The key difference: LLM is the general term for any large language model. GPT is one specific family of LLMs, developed by OpenAI.
| Dimension | LLM | GPT |
|---|---|---|
| Scope | Category — covers all large language models | A specific model family / architecture |
| Built by | Many — OpenAI, Anthropic, Google, Meta, Mistral | OpenAI |
| Examples | GPT, Claude, Gemini, Llama, Mistral | GPT-3.5, GPT-4, GPT-4o, GPT-5 |
| Architecture | Varies — most are transformer-based | Generative Pre-trained Transformer — decoder-only |
| Use in a sentence | "We're evaluating which LLM to deploy" | "We're using GPT-4o for this workflow" |
When to use LLM
Say "LLM" when you're talking about the category or comparing options across vendors.
When to use GPT
Say "GPT" when you specifically mean an OpenAI model.
FAQs
Is every GPT an LLM?
Yes — GPT is one specific kind of LLM. The reverse isn't true: Claude, Gemini and Llama are LLMs but not GPTs.

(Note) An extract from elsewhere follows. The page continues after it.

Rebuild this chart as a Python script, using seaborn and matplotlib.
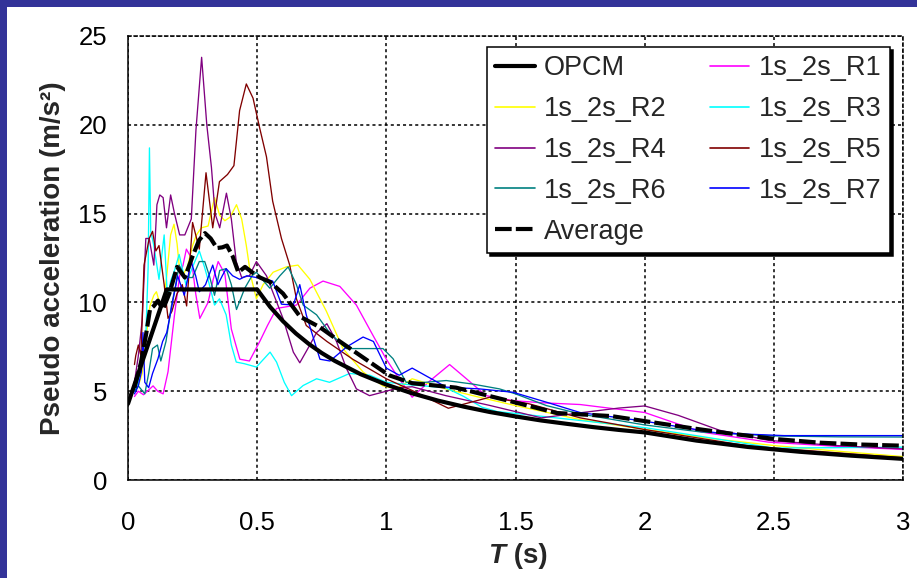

Why is the distinction important?
In vendor discussions and contracts, "GPT" implies OpenAI. Saying "we use GPT" when you actually mean Claude or Gemini is a fast way to lose technical credibility.
Are all LLMs based on transformers?
Almost all the current state-of-the-art ones are, though newer architectures (Mamba, state-space models) are starting to appear in research.